Of course, /dev/zero
doesn't really contain infinity bytes. It's actually just a small stub with some magic code numbers in it telling the Linux kernel to talk to a specific device driver. Likewise, /dev/sda
points to a different driver (the one for harddisks), /dev/sr0
points to another (the CD-ROM driver), and so on. (You might find /dev/soundcard
, /dev/tty3
, and so on.)
I think your question is basically "We need /dev
to access disks, but /dev
is stored on disk, so... wuh?!"
Once the partition that contains /dev
is mounted, you can just access /dev
normally. But how do we get to that position in the first place? Well, that's the black magic of the Linux boot sequence. ;-)
The old way was to write a Linux kernel parameter that says something like root=(hd0,3)
to say to mount partition #3 on disk #0 as the root filesystem, and continue from there. (In particular, the kernel loads /bin/init
as process #1.)
The new way is using something called an "initial RAM-disk" ("initrd"). The even newer way is "initramfs", which is subtly different in a way I won't bore you with now. Either way, your bootloader (typically GRUB) loads the Linux kernel and initrd into memory.
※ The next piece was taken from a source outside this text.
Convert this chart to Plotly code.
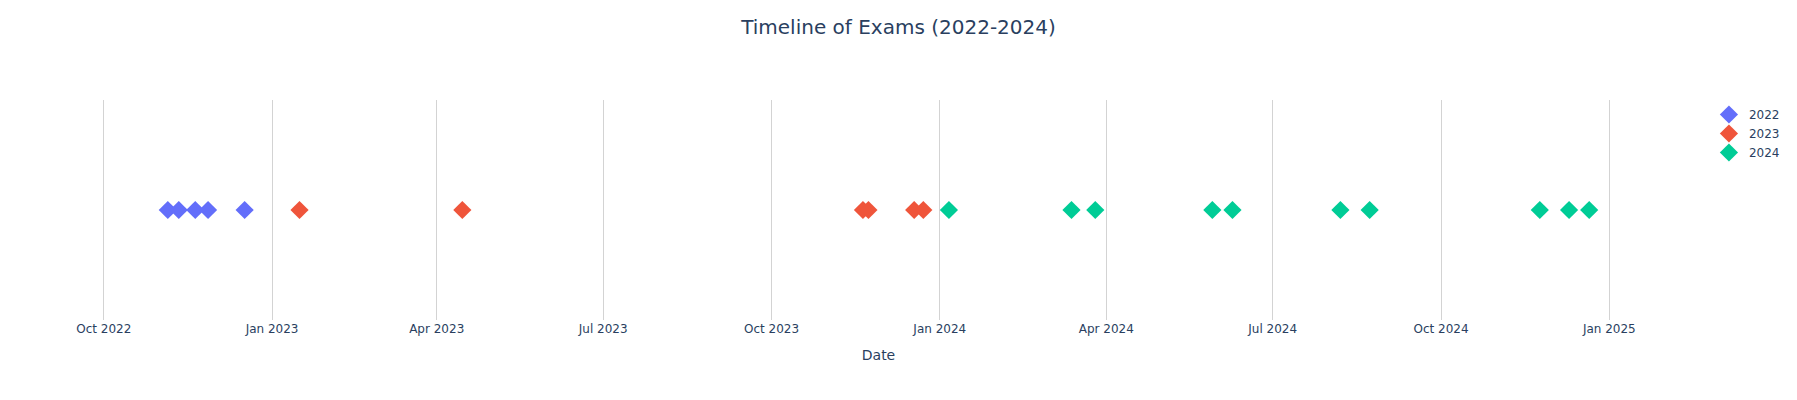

Basically initrd contains a little mini-version of your operating system; it contains files and folders and stuff. In particular, it contains the boot scripts that knew where to find the real boot partition, and mount it for you. One of the things the initrd contains is a /dev
folder full of device nodes. Eventually, when the boot scripts do their thing, you find the real boot device, and mount it over the top of the initrd contents. And from there, you can access your real files as normal.